*Exercise goal*.
Every record must appear in your copy exactly as written, with no pictures.

*Data provided*.
══════════════════════════════
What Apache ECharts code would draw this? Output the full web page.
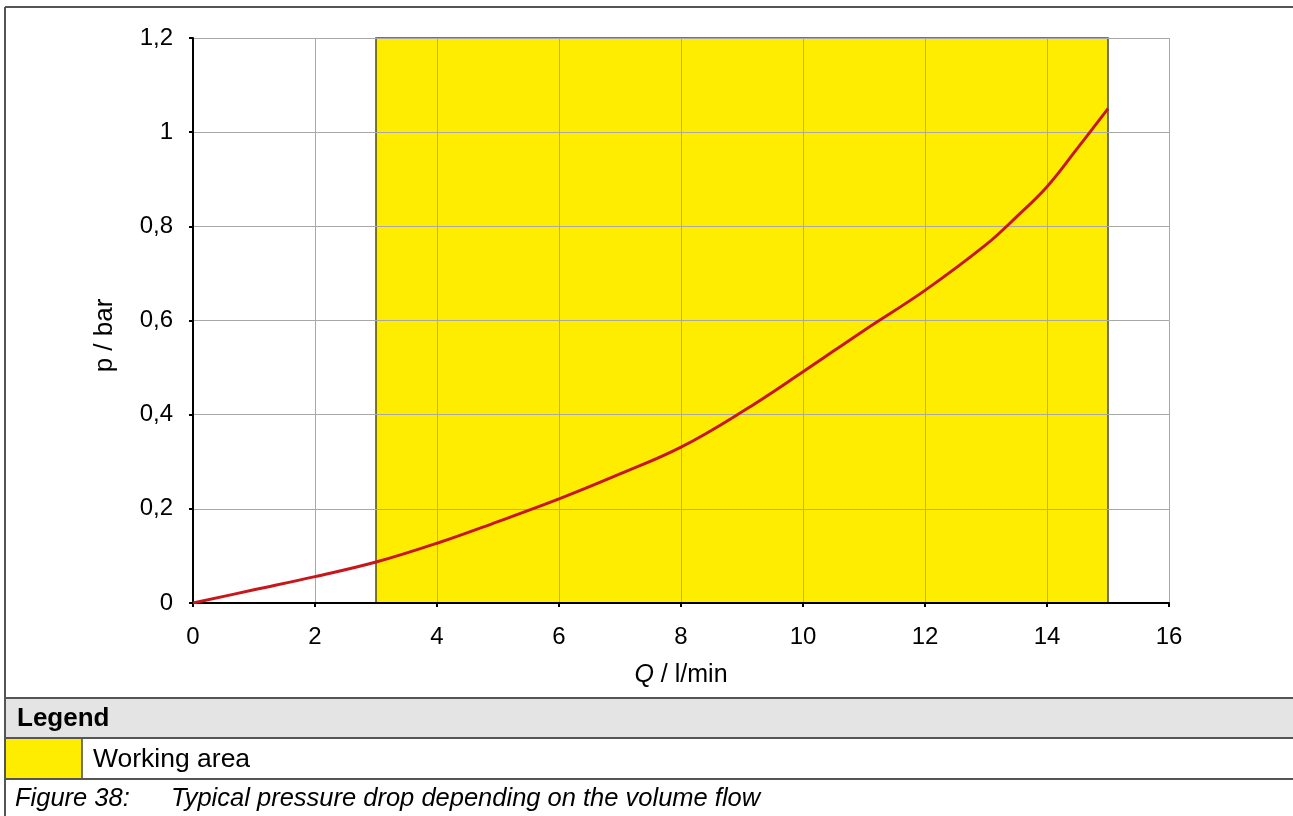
<!DOCTYPE html>
<html>
<head>
<meta charset="utf-8">
<title>Typical pressure drop</title>
<script src="https://cdn.jsdelivr.net/npm/echarts@6/dist/echarts.min.js"></script>
<style>
  html, body { margin: 0; padding: 0; background: #fff; }
  #pressureDrop { width: 1293px; height: 816px; }
</style>
</head>
<body>
<div id="pressureDrop"></div>
<script>
// volume flow Q in l/min and pressure drop p in bar
const flowValues = [0, 1, 2, 3, 4, 5, 6, 7, 8, 9, 10, 11, 12, 13, 13.5, 14, 14.5, 15]
const pressureValues = [0, 0.028, 0.056, 0.087, 0.127, 0.173, 0.221, 0.274, 0.331, 0.406, 0.491, 0.579, 0.664, 0.761, 0.82, 0.884, 0.966, 1.05]
// working area, from / to in l/min
const workingArea = [3, 15]
const legendItems = ['Working area']

const FONT = 'Liberation Sans, Arial, sans-serif'
const YELLOW = '#FFED00'

const chart = echarts.init(document.getElementById('pressureDrop'), null, { renderer: 'canvas' })

const option = {
  animation: false,
  backgroundColor: '#fff',
  textStyle: { fontFamily: FONT, color: '#000' },
  grid: { left: 193, right: 124, top: 38, bottom: 213 },
  xAxis: {
    type: 'value',
    min: 0,
    max: 16,
    interval: 2,
    name: '{i|Q} / l/min',
    nameLocation: 'middle',
    nameGap: 60,
    nameTextStyle: {
      fontSize: 25,
      color: '#000',
      rich: { i: { fontStyle: 'italic', fontSize: 25, color: '#000' } }
    },
    axisLine: { lineStyle: { color: '#000', width: 2 } },
    axisTick: { show: true, length: 4, lineStyle: { color: '#000', width: 2 } },
    axisLabel: { fontSize: 24, color: '#000', margin: 22 },
    splitLine: { show: true, lineStyle: { color: '#a8a8a8', width: 1 } }
  },
  yAxis: {
    type: 'value',
    min: 0,
    max: 1.2,
    interval: 0.2,
    name: 'p / bar',
    nameLocation: 'middle',
    nameGap: 75,
    nameTextStyle: { fontSize: 26, color: '#000', padding: [0, 30, 0, 0] },
    axisLine: { show: true, lineStyle: { color: '#000', width: 2 } },
    axisTick: { show: true, length: 4, lineStyle: { color: '#000', width: 2 } },
    axisLabel: {
      fontSize: 24,
      color: '#000',
      margin: 20,
      formatter: function (v) { return String(Number(v.toFixed(1))).replace('.', ',') }
    },
    splitLine: { show: true, lineStyle: { color: '#a8a8a8', width: 1 } }
  },
  series: [
    {
      // yellow working area, drawn under the grid lines
      name: 'Working area',
      type: 'custom',
      z: -1,
      silent: true,
      data: [workingArea],
      renderItem: function (params, api) {
        const p0 = api.coord([api.value(0), 1.2])
        const p1 = api.coord([api.value(1), 0])
        return {
          type: 'rect',
          shape: { x: p0[0], y: p0[1], width: p1[0] - p0[0], height: p1[1] - p0[1] },
          style: { fill: YELLOW, stroke: '#4a4a24', lineWidth: 1.5 }
        }
      }
    },
    {
      name: 'p',
      type: 'line',
      smooth: 0.4,
      showSymbol: false,
      lineStyle: { color: '#C8161D', width: 3 },
      data: flowValues.map((q, i) => [q, pressureValues[i]])
    }
  ],
  graphic: [
    // outer frame
    { type: 'line', shape: { x1: 5, y1: 7, x2: 1293, y2: 7 }, style: { stroke: '#555', lineWidth: 2 } },
    { type: 'line', shape: { x1: 5, y1: 7, x2: 5, y2: 816 }, style: { stroke: '#555', lineWidth: 2 } },
    // legend table
    { type: 'rect', shape: { x: 6, y: 698, width: 1287, height: 40 }, style: { fill: '#e4e4e4' } },
    { type: 'line', shape: { x1: 5, y1: 698, x2: 1293, y2: 698 }, style: { stroke: '#555', lineWidth: 2 } },
    { type: 'line', shape: { x1: 5, y1: 738, x2: 1293, y2: 738 }, style: { stroke: '#555', lineWidth: 2 } },
    { type: 'line', shape: { x1: 5, y1: 779, x2: 1293, y2: 779 }, style: { stroke: '#555', lineWidth: 2 } },
    { type: 'rect', shape: { x: 6, y: 739, width: 76, height: 39 }, style: { fill: YELLOW } },
    { type: 'line', shape: { x1: 82, y1: 739, x2: 82, y2: 778 }, style: { stroke: '#4a4a24', lineWidth: 1.5 } },
    {
      type: 'text', x: 17, y: 719,
      style: { text: 'Legend', font: 'bold 26px ' + FONT, fill: '#000', verticalAlign: 'middle' }
    },
    {
      type: 'text', x: 93, y: 760,
      style: { text: legendItems[0], font: '26.5px ' + FONT, fill: '#000', verticalAlign: 'middle' }
    },
    {
      type: 'text', x: 15, y: 799,
      style: { text: 'Figure 38:', font: 'italic 25.5px ' + FONT, fill: '#000', verticalAlign: 'middle' }
    },
    {
      type: 'text', x: 171, y: 799,
      style: { text: 'Typical pressure drop depending on the volume flow', font: 'italic 25.5px ' + FONT, fill: '#000', verticalAlign: 'middle' }
    }
  ]
}

chart.setOption(option)
</script>
</body>
</html>
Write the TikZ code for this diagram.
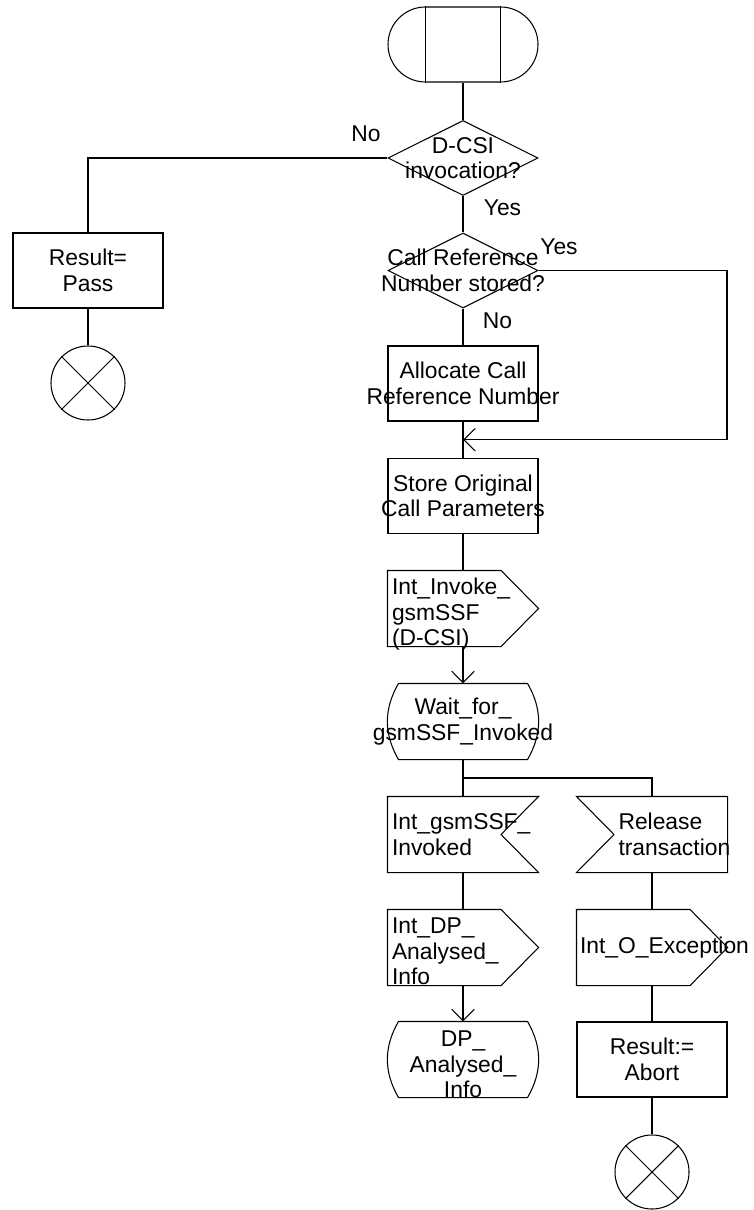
══════════════════════════════
*Exercise result*.
What Apache ECharts code would draw this? Output the full web page.
<!DOCTYPE html>
<html>
<head>
<meta charset="utf-8">
<title>Typical pressure drop</title>
<script src="https://cdn.jsdelivr.net/npm/echarts@6/dist/echarts.min.js"></script>
<style>
  html, body { margin: 0; padding: 0; background: #fff; }
  #pressureDrop { width: 1293px; height: 816px; }
</style>
</head>
<body>
<div id="pressureDrop"></div>
<script>
// volume flow Q in l/min and pressure drop p in bar
const flowValues = [0, 1, 2, 3, 4, 5, 6, 7, 8, 9, 10, 11, 12, 13, 13.5, 14, 14.5, 15]
const pressureValues = [0, 0.028, 0.056, 0.087, 0.127, 0.173, 0.221, 0.274, 0.331, 0.406, 0.491, 0.579, 0.664, 0.761, 0.82, 0.884, 0.966, 1.05]
// working area, from / to in l/min
const workingArea = [3, 15]
const legendItems = ['Working area']

const FONT = 'Liberation Sans, Arial, sans-serif'
const YELLOW = '#FFED00'

const chart = echarts.init(document.getElementById('pressureDrop'), null, { renderer: 'canvas' })

const option = {
  animation: false,
  backgroundColor: '#fff',
  textStyle: { fontFamily: FONT, color: '#000' },
  grid: { left: 193, right: 124, top: 38, bottom: 213 },
  xAxis: {
    type: 'value',
    min: 0,
    max: 16,
    interval: 2,
    name: '{i|Q} / l/min',
    nameLocation: 'middle',
    nameGap: 60,
    nameTextStyle: {
      fontSize: 25,
      color: '#000',
      rich: { i: { fontStyle: 'italic', fontSize: 25, color: '#000' } }
    },
    axisLine: { lineStyle: { color: '#000', width: 2 } },
    axisTick: { show: true, length: 4, lineStyle: { color: '#000', width: 2 } },
    axisLabel: { fontSize: 24, color: '#000', margin: 22 },
    splitLine: { show: true, lineStyle: { color: '#a8a8a8', width: 1 } }
  },
  yAxis: {
    type: 'value',
    min: 0,
    max: 1.2,
    interval: 0.2,
    name: 'p / bar',
    nameLocation: 'middle',
    nameGap: 75,
    nameTextStyle: { fontSize: 26, color: '#000', padding: [0, 30, 0, 0] },
    axisLine: { show: true, lineStyle: { color: '#000', width: 2 } },
    axisTick: { show: true, length: 4, lineStyle: { color: '#000', width: 2 } },
    axisLabel: {
      fontSize: 24,
      color: '#000',
      margin: 20,
      formatter: function (v) { return String(Number(v.toFixed(1))).replace('.', ',') }
    },
    splitLine: { show: true, lineStyle: { color: '#a8a8a8', width: 1 } }
  },
  series: [
    {
      // yellow working area, drawn under the grid lines
      name: 'Working area',
      type: 'custom',
      z: -1,
      silent: true,
      data: [workingArea],
      renderItem: function (params, api) {
        const p0 = api.coord([api.value(0), 1.2])
        const p1 = api.coord([api.value(1), 0])
        return {
          type: 'rect',
          shape: { x: p0[0], y: p0[1], width: p1[0] - p0[0], height: p1[1] - p0[1] },
          style: { fill: YELLOW, stroke: '#4a4a24', lineWidth: 1.5 }
        }
      }
    },
    {
      name: 'p',
      type: 'line',
      smooth: 0.4,
      showSymbol: false,
      lineStyle: { color: '#C8161D', width: 3 },
      data: flowValues.map((q, i) => [q, pressureValues[i]])
    }
  ],
  graphic: [
    // outer frame
    { type: 'line', shape: { x1: 5, y1: 7, x2: 1293, y2: 7 }, style: { stroke: '#555', lineWidth: 2 } },
    { type: 'line', shape: { x1: 5, y1: 7, x2: 5, y2: 816 }, style: { stroke: '#555', lineWidth: 2 } },
    // legend table
    { type: 'rect', shape: { x: 6, y: 698, width: 1287, height: 40 }, style: { fill: '#e4e4e4' } },
    { type: 'line', shape: { x1: 5, y1: 698, x2: 1293, y2: 698 }, style: { stroke: '#555', lineWidth: 2 } },
    { type: 'line', shape: { x1: 5, y1: 738, x2: 1293, y2: 738 }, style: { stroke: '#555', lineWidth: 2 } },
    { type: 'line', shape: { x1: 5, y1: 779, x2: 1293, y2: 779 }, style: { stroke: '#555', lineWidth: 2 } },
    { type: 'rect', shape: { x: 6, y: 739, width: 76, height: 39 }, style: { fill: YELLOW } },
    { type: 'line', shape: { x1: 82, y1: 739, x2: 82, y2: 778 }, style: { stroke: '#4a4a24', lineWidth: 1.5 } },
    {
      type: 'text', x: 17, y: 719,
      style: { text: 'Legend', font: 'bold 26px ' + FONT, fill: '#000', verticalAlign: 'middle' }
    },
    {
      type: 'text', x: 93, y: 760,
      style: { text: legendItems[0], font: '26.5px ' + FONT, fill: '#000', verticalAlign: 'middle' }
    },
    {
      type: 'text', x: 15, y: 799,
      style: { text: 'Figure 38:', font: 'italic 25.5px ' + FONT, fill: '#000', verticalAlign: 'middle' }
    },
    {
      type: 'text', x: 171, y: 799,
      style: { text: 'Typical pressure drop depending on the volume flow', font: 'italic 25.5px ' + FONT, fill: '#000', verticalAlign: 'middle' }
    }
  ]
}

chart.setOption(option)
</script>
</body>
</html>
Write the TikZ code for this diagram.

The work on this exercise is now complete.